SORTE CINÉ – Un père et sa fille qui vivent en marge de la société y sont réintégrés mais ont du mal à s'y faire: c'est le thème de Leave No Trace, un joli petit film indépendant américain, loin des superproductions hollywoodiennes, qui sort ce mercredi 19 septembre sur les écrans français.

Tom, 15 ans, et son père Will, cool et barbu, vivent depuis plusieurs années clandestinement dans la forêt qui borde Portland, dans l'Oregon (nord-ouest des États-Unis). La mère de Tom est morte quand elle était bébé et Will est un ancien combattant traumatisé par ses années de guerre et qui ne supporte plus la compagnie des êtres humains.

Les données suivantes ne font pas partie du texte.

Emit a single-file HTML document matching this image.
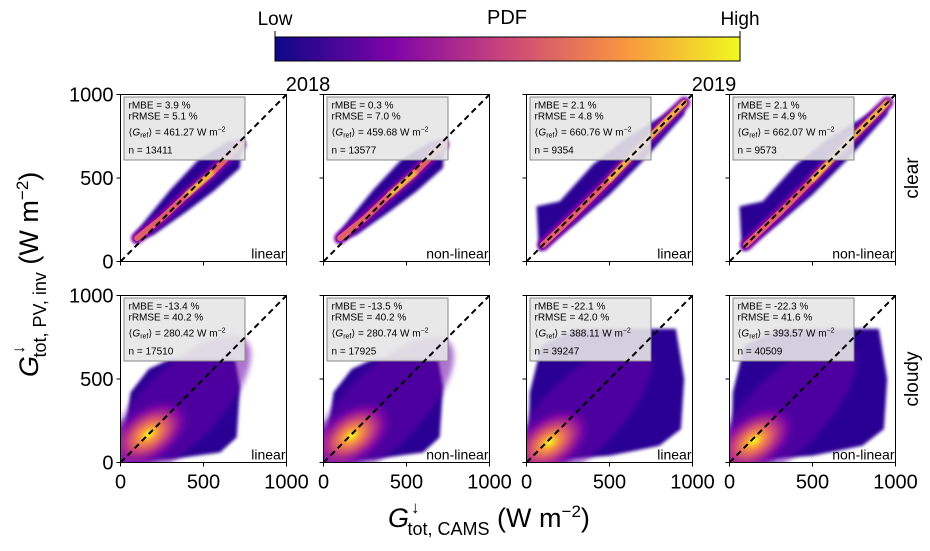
<!DOCTYPE html>
<html><head><meta charset="utf-8">
<style>
html,body{margin:0;padding:0;background:#fff;}
body{width:930px;height:546px;overflow:hidden;font-family:"Liberation Sans","DejaVu Sans",sans-serif;}
svg text{font-family:"Liberation Sans","DejaVu Sans",sans-serif;}
</style></head>
<body>
<svg id="chart" width="930" height="546" viewBox="0 0 930 546" xmlns="http://www.w3.org/2000/svg">
<defs>
<linearGradient id="plasma" x1="0" x2="1" y1="0" y2="0">
<stop offset="0" stop-color="#0d0887"/><stop offset="0.25" stop-color="#7e03a8"/>
<stop offset="0.5" stop-color="#cc4778"/><stop offset="0.75" stop-color="#f89540"/>
<stop offset="1" stop-color="#f0f921"/></linearGradient>
<radialGradient id="hot">
<stop offset="0" stop-color="#f0f921"/><stop offset="0.2" stop-color="#f89540"/>
<stop offset="0.45" stop-color="#cc4778"/><stop offset="0.75" stop-color="#7e03a8" stop-opacity="0.8"/>
<stop offset="1" stop-color="#3a0a9a" stop-opacity="0"/></radialGradient>
<filter id="blur" x="-20%" y="-20%" width="140%" height="140%"><feGaussianBlur stdDeviation="1.5"/></filter>
<filter id="blur2" x="-20%" y="-20%" width="140%" height="140%"><feGaussianBlur stdDeviation="3"/></filter>
</defs>
<g id="panels"></g>
<g id="colorbar">
<rect x="275" y="37" width="465" height="24" fill="url(#plasma)" stroke="#000" stroke-width="1"/>
<line x1="275" y1="37" x2="275" y2="31" stroke="#000"/><line x1="740" y1="37" x2="740" y2="31" stroke="#000"/>
<text x="275" y="25" font-size="19" text-anchor="middle">Low</text>
<text x="740" y="25" font-size="19" text-anchor="middle">High</text>
<text x="507" y="24" font-size="20" text-anchor="middle">PDF</text>
</g>
<text x="308" y="91" font-size="20" text-anchor="middle">2018</text>
<text x="714" y="91" font-size="20" text-anchor="middle">2019</text>
<text transform="translate(918,178) rotate(-90)" font-size="19" text-anchor="middle">clear</text>
<text transform="translate(918,379) rotate(-90)" font-size="19" text-anchor="middle">cloudy</text>
<text transform="translate(38,377) rotate(-90)" font-size="27"><tspan font-style="italic">G</tspan><tspan font-size="17" dx="2" dy="-14">↓</tspan><tspan font-size="18" dx="-12" dy="22">tot, PV, inv</tspan><tspan dy="-8"> (W m</tspan><tspan font-size="17" dy="-10">−2</tspan><tspan dy="10">)</tspan></text>
<text x="388" y="527" font-size="27"><tspan font-style="italic">G</tspan><tspan font-size="17" dx="2" dy="-14">↓</tspan><tspan font-size="18" dx="-12" dy="22">tot, CAMS</tspan><tspan dy="-8"> (W m</tspan><tspan font-size="17" dy="-10">−2</tspan><tspan dy="10">)</tspan></text>
</svg>
<script>
const panelNames = ["2018-linear","2018-nonlinear","2019-linear","2019-nonlinear"];
const methods = ["linear","non-linear","linear","non-linear"];
const rMBE = [[3.9,0.3,2.1,2.1],[-13.4,-13.5,-22.1,-22.3]];
const rRMSE = [[5.1,7.0,4.8,4.9],[40.2,40.2,42.0,41.6]];
const gRef = [[461.27,459.68,660.76,662.07],[280.42,280.74,388.11,393.57]];
const nPts = [[13411,13577,9354,9573],[17510,17925,39247,40509]];
const tickVals = [0,500,1000];
const clear2018Band = [[100,140],[250,260],[400,400],[550,530],[720,700]];
const clear2019Band = [[100,100],[300,290],[500,490],[700,700],[950,950]];
const clear2018Env = [[80,120],[200,160],[400,300],[560,420],[720,560],[730,720],[650,720],[470,610],[300,430],[160,260],[90,170]];
const clear2019Env = [[80,60],[300,230],[500,400],[700,600],[950,880],[960,970],[800,860],[600,740],[400,580],[200,360],[60,330],[70,150]];
const cloud2018Env = [[10,40],[30,200],[60,420],[170,560],[300,620],[690,620],[720,450],[700,150],[600,60],[300,20],[80,20]];
const cloud2019Env = [[10,20],[20,420],[90,700],[300,800],[900,800],[950,500],[930,200],[800,100],[500,40],[200,20]];
const hotSpots = [[170,170],[170,160],[140,120],[150,130]];

const SVGNS="http://www.w3.org/2000/svg";
const px0=[120.5,323.5,526.5,729.5], py0=[94.5,295.5], W=166, H=167;
function mk(tag,attrs,parent){const e=document.createElementNS(SVGNS,tag);for(const k in attrs)e.setAttribute(k,attrs[k]);parent.appendChild(e);return e;}
const root=document.getElementById('panels');
function sx(c,v){return px0[c]+v/1000*W;}
function sy(r,v){return py0[r]+H-v/1000*H;}
function pts(r,c,arr){return arr.map(p=>sx(c,p[0]).toFixed(1)+","+sy(r,p[1]).toFixed(1)).join(" ");}
for(let r=0;r<2;r++)for(let c=0;c<4;c++){
 const g=mk('g',{},root);
 
 
 const cid='clip'+r+c;
 const cp=mk('clipPath',{id:cid},g); mk('rect',{x:px0[c],y:py0[r],width:W,height:H},cp);
 const d=mk('g',{'clip-path':'url(#'+cid+')'},g);
 const is19=c>=2;
 if(r===0){
  const env=is19?clear2019Env:clear2018Env, band=is19?clear2019Band:clear2018Band;
  const e=mk('polygon',{points:pts(r,c,env),fill:'#2c0594',filter:'url(#blur)'},d);
  
  
  mk('polyline',{points:pts(r,c,band),fill:'none',stroke:'#7e03a8',"stroke-width":12,"stroke-linecap":"round",filter:'url(#blur)'},d);
  mk('polyline',{points:pts(r,c,band),fill:'none',stroke:'#e0606a',"stroke-width":6,"stroke-linecap":"round"},d);
  const hb=band.slice(2,is19?5:4);
  const h=mk('polyline',{points:pts(r,c,hb),fill:'none',stroke:'#f6d23a',"stroke-width":4,"stroke-linecap":"round",filter:'url(#blur)'},d);
  
  
 } else {
  const env=is19?cloud2019Env:cloud2018Env;
  const e=mk('polygon',{points:pts(r,c,env),fill:'#2c0594',filter:'url(#blur)'},d);
  
  
  const hs=hotSpots[c];
  const cx=sx(c,hs[0]), cy=sy(r,hs[1]);
  mk('ellipse',{cx:sx(c,hs[0]+180),cy:sy(r,hs[1]+160),rx:95,ry:38,fill:'#6a00a8',opacity:0.55,transform:`rotate(-45 ${sx(c,hs[0]+180)} ${sy(r,hs[1]+160)})`,filter:'url(#blur2)'},d);
  const h=mk('ellipse',{cx:cx,cy:cy,rx:50,ry:30,fill:'url(#hot)',transform:`rotate(-35 ${cx} ${cy})`},d);
  
  
 }
 const bx=mk('rect',{x:px0[c]+3.5,y:py0[r]+2.5,width:121,height:63,fill:'#e6e6e6',"fill-opacity":0.9,stroke:'#888'},d);
 
 
 const tx=px0[c]+8, fs=10;
 mk('text',{x:tx,y:py0[r]+14,"font-size":fs},d).textContent='rMBE = '+rMBE[r][c].toFixed(1)+' %';
 mk('text',{x:tx,y:py0[r]+25,"font-size":fs},d).textContent='rRMSE = '+rRMSE[r][c].toFixed(1)+' %';
 const t3=mk('text',{x:tx,y:py0[r]+41,"font-size":fs},d);
 t3.innerHTML='⟨<tspan font-style="italic">G</tspan><tspan font-size="7" dy="2">ref</tspan><tspan dy="-2">⟩ = '+gRef[r][c].toFixed(2)+' W m</tspan><tspan font-size="7" dy="-4">−2</tspan>';
 mk('text',{x:tx,y:py0[r]+59,"font-size":fs},d).textContent='n = '+nPts[r][c];
 const dl=mk('line',{x1:sx(c,0),y1:sy(r,0),x2:sx(c,1000),y2:sy(r,1000),stroke:'#000',"stroke-width":2,"stroke-dasharray":"6,4"},d);
 
 
 const ml=mk('text',{x:px0[c]+W-1,y:py0[r]+H-3,"font-size":14,"text-anchor":"end"},d);ml.textContent=methods[c];
 
 
 mk('rect',{x:px0[c],y:py0[r],width:W,height:H,fill:'none',stroke:'#000',"stroke-width":1},g);
 tickVals.forEach(v=>{
  mk('line',{x1:px0[c],x2:px0[c]-4,y1:sy(r,v),y2:sy(r,v),stroke:'#000'},g);
  mk('line',{x1:sx(c,v),x2:sx(c,v),y1:py0[r]+H,y2:py0[r]+H+4,stroke:'#000'},g);
  if(c===0){const t=mk('text',{x:px0[c]-7,y:sy(r,v)+7,"font-size":20,"text-anchor":"end"},g);t.textContent=v;
   
   }
  if(r===1){const t=mk('text',{x:sx(c,v),y:py0[r]+H+26,"font-size":20,"text-anchor":"middle"},g);t.textContent=v;
   
   }
 });
}
</script>
</body></html>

Tous deux vivent heureux et tranquilles, sous une tente, abrités par une bâche, cachés des regards et des autorités. Ils se servent de l'eau de pluie pour boire et se laver, font pousser leurs fruits et légumes, cueillent des plantes et des champignons qu'ils cuisent au feu de bois, apprennent à se cacher dans les fougères à la moindre alerte, lisent des livres et jouent aux échecs. De temps en temps, ils s'aventurent en ville pour toucher la pension d'invalidité de Will et y acheter ce qu'ils ne peuvent trouver dans la forêt –riz, piles électriques, vêtements–, avant de regagner leur cachette.

Mais un jour la police les découvre et les expulse de leur refuge. Les deux solitaires sont pris en charge par les services sociaux de la ville, qui les accueillent avec bienveillance et empathie. On leur trouve une belle maison meublée à plusieurs dizaines de kilomètres de là, où Will va travailler dans une plantation de sapins et Tom va être scolarisée.

Au début, tout va bien. Tom a l'air de se faire à cette nouvelle vie "civilisée", s'habitue à fréquenter des gens et se fait des amis de son âge. Pour son père –qui enferme la télé dans un placard et refuse le téléphone portable–, la cohabitation avec l'espèce humaine est plus difficile…

Le film, présenté à la Quinzaine des réalisateurs lors du dernier Festival de Cannes, est adapté d'un livre publié en 2012, L'abandon, de Peter Rock (Ed. Rue Fromentin, réédition Ed. Points), lui-même tiré d'une histoire vraie.

C'est le 3e long-métrage de la réalisatrice Debra Granik, 55 ans, remarquée par les cinéphiles pour son film précédent Winter's Bone en 2010, qui avait obtenu 4 nominations aux Oscars dont celle de meilleur film. Le film avait révélé Jennifer Lawrence, 20 ans à l'époque, dans le rôle d'une adolescente vivant dans les forêts montagneuses du Missouri qui prenait soin de sa mère malade et de ses jeunes frères et sœurs tout en recherchant son père disparu après sa sortie de prison.

Lire la critique – Red Sparrow: Jennifer Lawrence, l'espionne rouge

Même volonté de décrire l'autre Amérique, celle des petites gens et des marginaux, dans ce Leave No Trace. "Dans cette histoire, l'enjeu, c'est la survie. Où vont ceux qui ne rentrent pas dans les clous de notre culture mainstream? Comment peuvent-ils s'en sortir?", explique la réalisatrice.

Mais, ajoute-t-elle, "les enjeux sont aussi liés à la relation complexe entre Tom et son père. Après leur expulsion du parc, où ils avaient un mode de communication et de structure qui leur convenait, ils sont plongés dans un autre monde qui les oblige à en apprendre plus l'un sur l'autre. Tom est curieuse, une vraie Pandore, et Will sent que cette curiosité l'éloigne de lui".

Car l'intérêt du film est double: on suit le parcours de ces deux SDF père-fille dans une Amérique marginale qui les accueille avec bienveillance –il n'y a pas de personnage "méchant"–, mais on s'intéresse aussi à ce rapport entre les deux, harmonieux et paisible mais qui va évoluer puisque Tom (interprétée par Thomasin McKenzie, épatante), grandit, aime son père, mais pense à son avenir personnel, à sa liberté, aux choix qu'elle peut faire elle-même.

Le film, par sa narration, est simple mais seulement en apparence, car il fait réfléchir sur de nombreux sujets. Ni manichéen ni militant, il est original et engagé, vivifiant, chaleureux. Et, pas de spoiler mais on aime bien la fin, qui ne sacrifie pas à l'obligation tragique du cinéma d'auteur.